TASK MATERIAL |
== == ==
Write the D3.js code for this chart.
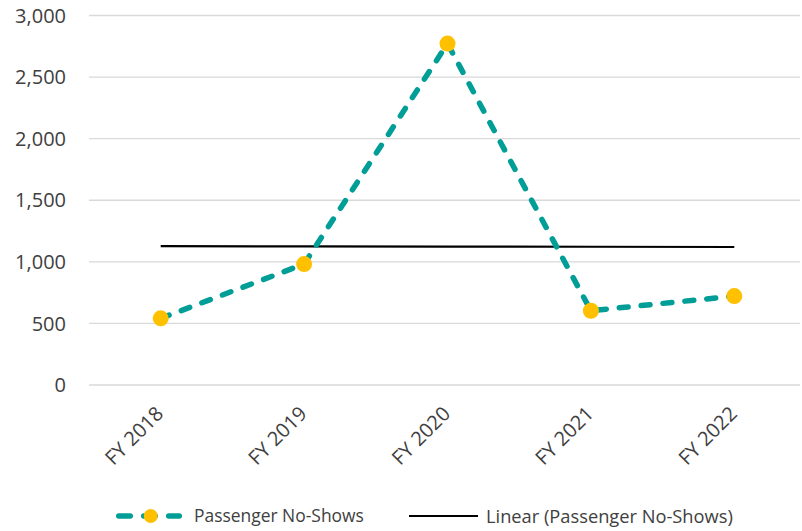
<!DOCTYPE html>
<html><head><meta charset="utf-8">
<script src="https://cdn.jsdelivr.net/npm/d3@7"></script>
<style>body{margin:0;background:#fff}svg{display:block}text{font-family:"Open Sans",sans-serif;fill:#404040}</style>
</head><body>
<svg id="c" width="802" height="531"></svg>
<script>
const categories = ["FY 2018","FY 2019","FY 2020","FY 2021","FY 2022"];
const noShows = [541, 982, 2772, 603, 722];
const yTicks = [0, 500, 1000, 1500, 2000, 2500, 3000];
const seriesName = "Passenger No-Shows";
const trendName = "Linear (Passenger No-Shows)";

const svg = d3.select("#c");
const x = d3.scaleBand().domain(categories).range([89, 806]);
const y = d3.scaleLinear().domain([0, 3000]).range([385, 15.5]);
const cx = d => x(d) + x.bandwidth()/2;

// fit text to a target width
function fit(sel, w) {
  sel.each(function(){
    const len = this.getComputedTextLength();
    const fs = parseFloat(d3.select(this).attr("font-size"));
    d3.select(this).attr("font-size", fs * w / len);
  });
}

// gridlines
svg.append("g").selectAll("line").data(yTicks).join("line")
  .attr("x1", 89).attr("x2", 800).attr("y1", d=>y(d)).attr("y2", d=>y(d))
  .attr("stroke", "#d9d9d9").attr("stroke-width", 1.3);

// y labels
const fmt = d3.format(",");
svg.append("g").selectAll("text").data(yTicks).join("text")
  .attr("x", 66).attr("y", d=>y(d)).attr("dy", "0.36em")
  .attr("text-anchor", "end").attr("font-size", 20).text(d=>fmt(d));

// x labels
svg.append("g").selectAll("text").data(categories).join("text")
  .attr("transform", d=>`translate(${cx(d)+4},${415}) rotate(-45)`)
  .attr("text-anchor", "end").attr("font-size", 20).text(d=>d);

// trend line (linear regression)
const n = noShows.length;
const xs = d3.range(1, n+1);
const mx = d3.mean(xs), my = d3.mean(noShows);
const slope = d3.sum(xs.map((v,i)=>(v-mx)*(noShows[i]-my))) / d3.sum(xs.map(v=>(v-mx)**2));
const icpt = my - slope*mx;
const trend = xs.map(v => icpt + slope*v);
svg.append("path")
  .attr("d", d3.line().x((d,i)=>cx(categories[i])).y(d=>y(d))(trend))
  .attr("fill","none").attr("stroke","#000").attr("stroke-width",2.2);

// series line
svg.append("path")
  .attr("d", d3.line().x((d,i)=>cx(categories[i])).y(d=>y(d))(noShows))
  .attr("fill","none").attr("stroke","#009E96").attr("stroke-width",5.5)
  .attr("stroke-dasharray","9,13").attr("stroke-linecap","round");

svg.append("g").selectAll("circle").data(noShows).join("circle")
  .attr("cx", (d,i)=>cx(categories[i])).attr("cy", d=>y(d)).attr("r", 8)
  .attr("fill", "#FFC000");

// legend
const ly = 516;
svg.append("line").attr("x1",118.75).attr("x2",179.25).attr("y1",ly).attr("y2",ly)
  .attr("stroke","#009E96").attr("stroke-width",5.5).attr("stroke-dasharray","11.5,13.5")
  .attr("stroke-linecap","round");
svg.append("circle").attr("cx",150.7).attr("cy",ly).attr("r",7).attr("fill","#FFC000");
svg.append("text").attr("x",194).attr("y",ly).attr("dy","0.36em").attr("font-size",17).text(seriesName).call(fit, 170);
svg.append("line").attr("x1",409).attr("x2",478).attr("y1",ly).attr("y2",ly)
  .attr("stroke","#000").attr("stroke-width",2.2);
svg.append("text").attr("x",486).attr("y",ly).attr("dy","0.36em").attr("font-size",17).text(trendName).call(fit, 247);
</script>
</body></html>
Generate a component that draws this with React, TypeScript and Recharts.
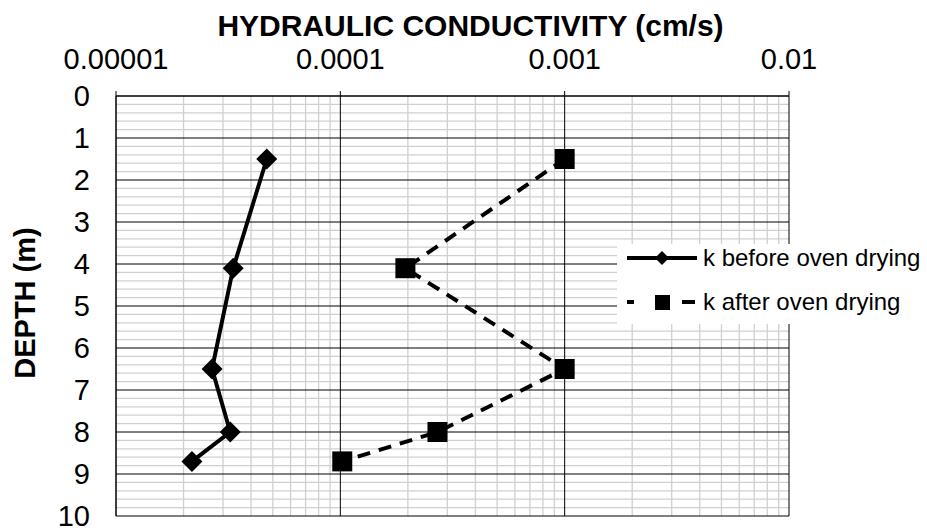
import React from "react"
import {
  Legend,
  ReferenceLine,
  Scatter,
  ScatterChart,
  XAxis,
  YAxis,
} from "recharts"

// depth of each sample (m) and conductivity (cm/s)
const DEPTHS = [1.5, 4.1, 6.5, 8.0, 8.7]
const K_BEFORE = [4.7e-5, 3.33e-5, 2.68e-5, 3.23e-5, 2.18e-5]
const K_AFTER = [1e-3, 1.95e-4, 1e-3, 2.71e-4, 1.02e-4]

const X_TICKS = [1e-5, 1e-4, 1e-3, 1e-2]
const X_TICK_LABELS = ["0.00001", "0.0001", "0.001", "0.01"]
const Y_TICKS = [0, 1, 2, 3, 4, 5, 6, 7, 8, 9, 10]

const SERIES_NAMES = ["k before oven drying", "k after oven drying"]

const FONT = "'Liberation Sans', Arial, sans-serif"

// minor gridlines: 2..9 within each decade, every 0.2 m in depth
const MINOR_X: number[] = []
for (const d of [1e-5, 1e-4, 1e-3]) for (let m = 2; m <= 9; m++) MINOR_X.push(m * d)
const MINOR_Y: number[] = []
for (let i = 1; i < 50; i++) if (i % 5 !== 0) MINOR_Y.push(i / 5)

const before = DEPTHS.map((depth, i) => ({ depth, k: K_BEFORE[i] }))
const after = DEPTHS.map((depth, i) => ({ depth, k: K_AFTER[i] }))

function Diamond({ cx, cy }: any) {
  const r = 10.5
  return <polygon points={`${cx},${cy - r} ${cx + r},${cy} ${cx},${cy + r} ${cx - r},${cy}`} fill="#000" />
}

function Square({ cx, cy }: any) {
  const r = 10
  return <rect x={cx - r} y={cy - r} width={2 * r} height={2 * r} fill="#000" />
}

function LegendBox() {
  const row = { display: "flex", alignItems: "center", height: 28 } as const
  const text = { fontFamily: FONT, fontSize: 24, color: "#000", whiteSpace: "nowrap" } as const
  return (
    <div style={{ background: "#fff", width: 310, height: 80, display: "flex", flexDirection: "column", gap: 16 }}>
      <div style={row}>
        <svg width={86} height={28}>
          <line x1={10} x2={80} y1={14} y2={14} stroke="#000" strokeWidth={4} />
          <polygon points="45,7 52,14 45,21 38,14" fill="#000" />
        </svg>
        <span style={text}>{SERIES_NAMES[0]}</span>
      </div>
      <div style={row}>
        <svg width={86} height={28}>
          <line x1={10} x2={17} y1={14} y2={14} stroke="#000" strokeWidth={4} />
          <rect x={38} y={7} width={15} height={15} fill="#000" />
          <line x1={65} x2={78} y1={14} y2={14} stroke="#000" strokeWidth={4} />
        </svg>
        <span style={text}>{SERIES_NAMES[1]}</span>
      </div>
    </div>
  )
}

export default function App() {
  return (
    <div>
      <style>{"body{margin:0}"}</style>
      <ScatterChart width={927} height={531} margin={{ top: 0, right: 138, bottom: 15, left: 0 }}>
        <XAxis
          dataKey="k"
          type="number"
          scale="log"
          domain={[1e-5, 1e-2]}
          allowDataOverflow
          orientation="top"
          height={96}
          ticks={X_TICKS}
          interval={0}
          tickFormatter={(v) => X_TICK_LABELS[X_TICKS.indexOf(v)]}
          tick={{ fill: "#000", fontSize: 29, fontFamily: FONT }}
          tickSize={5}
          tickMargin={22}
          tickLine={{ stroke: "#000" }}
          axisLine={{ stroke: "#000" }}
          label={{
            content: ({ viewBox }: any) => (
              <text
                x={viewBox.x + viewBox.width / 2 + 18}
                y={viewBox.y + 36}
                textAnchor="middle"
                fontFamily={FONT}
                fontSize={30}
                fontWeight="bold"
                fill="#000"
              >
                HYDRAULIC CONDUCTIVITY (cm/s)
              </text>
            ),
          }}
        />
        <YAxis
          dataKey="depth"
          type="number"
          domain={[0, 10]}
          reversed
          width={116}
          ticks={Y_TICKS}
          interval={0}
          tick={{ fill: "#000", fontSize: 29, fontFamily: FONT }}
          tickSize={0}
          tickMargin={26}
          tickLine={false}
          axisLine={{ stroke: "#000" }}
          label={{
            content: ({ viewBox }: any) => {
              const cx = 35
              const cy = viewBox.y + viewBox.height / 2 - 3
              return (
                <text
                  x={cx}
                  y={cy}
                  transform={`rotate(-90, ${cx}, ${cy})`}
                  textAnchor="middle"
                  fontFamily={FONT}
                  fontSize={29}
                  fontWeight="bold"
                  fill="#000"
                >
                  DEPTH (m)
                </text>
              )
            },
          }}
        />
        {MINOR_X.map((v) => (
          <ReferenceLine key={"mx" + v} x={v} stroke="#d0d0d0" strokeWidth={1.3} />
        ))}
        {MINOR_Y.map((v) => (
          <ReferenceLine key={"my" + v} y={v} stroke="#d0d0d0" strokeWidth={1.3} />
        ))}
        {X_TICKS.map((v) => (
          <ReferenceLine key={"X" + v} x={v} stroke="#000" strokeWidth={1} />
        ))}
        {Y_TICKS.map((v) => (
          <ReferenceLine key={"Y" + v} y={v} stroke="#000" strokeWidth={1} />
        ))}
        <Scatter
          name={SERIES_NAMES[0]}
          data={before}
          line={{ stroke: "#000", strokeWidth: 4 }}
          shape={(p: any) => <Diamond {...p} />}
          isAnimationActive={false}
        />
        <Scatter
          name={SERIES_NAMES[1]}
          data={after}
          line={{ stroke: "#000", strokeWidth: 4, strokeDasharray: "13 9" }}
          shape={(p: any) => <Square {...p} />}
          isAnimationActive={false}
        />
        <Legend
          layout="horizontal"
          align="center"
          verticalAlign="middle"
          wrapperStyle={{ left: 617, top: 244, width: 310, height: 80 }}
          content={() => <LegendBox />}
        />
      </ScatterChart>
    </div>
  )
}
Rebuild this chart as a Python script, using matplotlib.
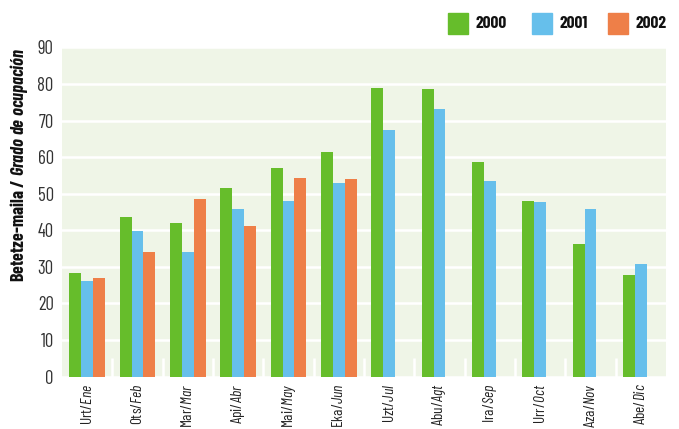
== == ==
JOB | Pictures do not belong in the copy. Repeat only the lines from the top of the records through the line containing "const cx = d => x(d) + x.bandwidth()/2;".

EXERCISE SOLUTION |
Write the D3.js code for this chart.
<!DOCTYPE html>
<html><head><meta charset="utf-8">
<script src="https://cdn.jsdelivr.net/npm/d3@7"></script>
<style>body{margin:0;background:#fff}svg{display:block}text{font-family:"Open Sans",sans-serif;fill:#404040}</style>
</head><body>
<svg id="c" width="802" height="531"></svg>
<script>
const categories = ["FY 2018","FY 2019","FY 2020","FY 2021","FY 2022"];
const noShows = [541, 982, 2772, 603, 722];
const yTicks = [0, 500, 1000, 1500, 2000, 2500, 3000];
const seriesName = "Passenger No-Shows";
const trendName = "Linear (Passenger No-Shows)";

const svg = d3.select("#c");
const x = d3.scaleBand().domain(categories).range([89, 806]);
const y = d3.scaleLinear().domain([0, 3000]).range([385, 15.5]);
const cx = d => x(d) + x.bandwidth()/2;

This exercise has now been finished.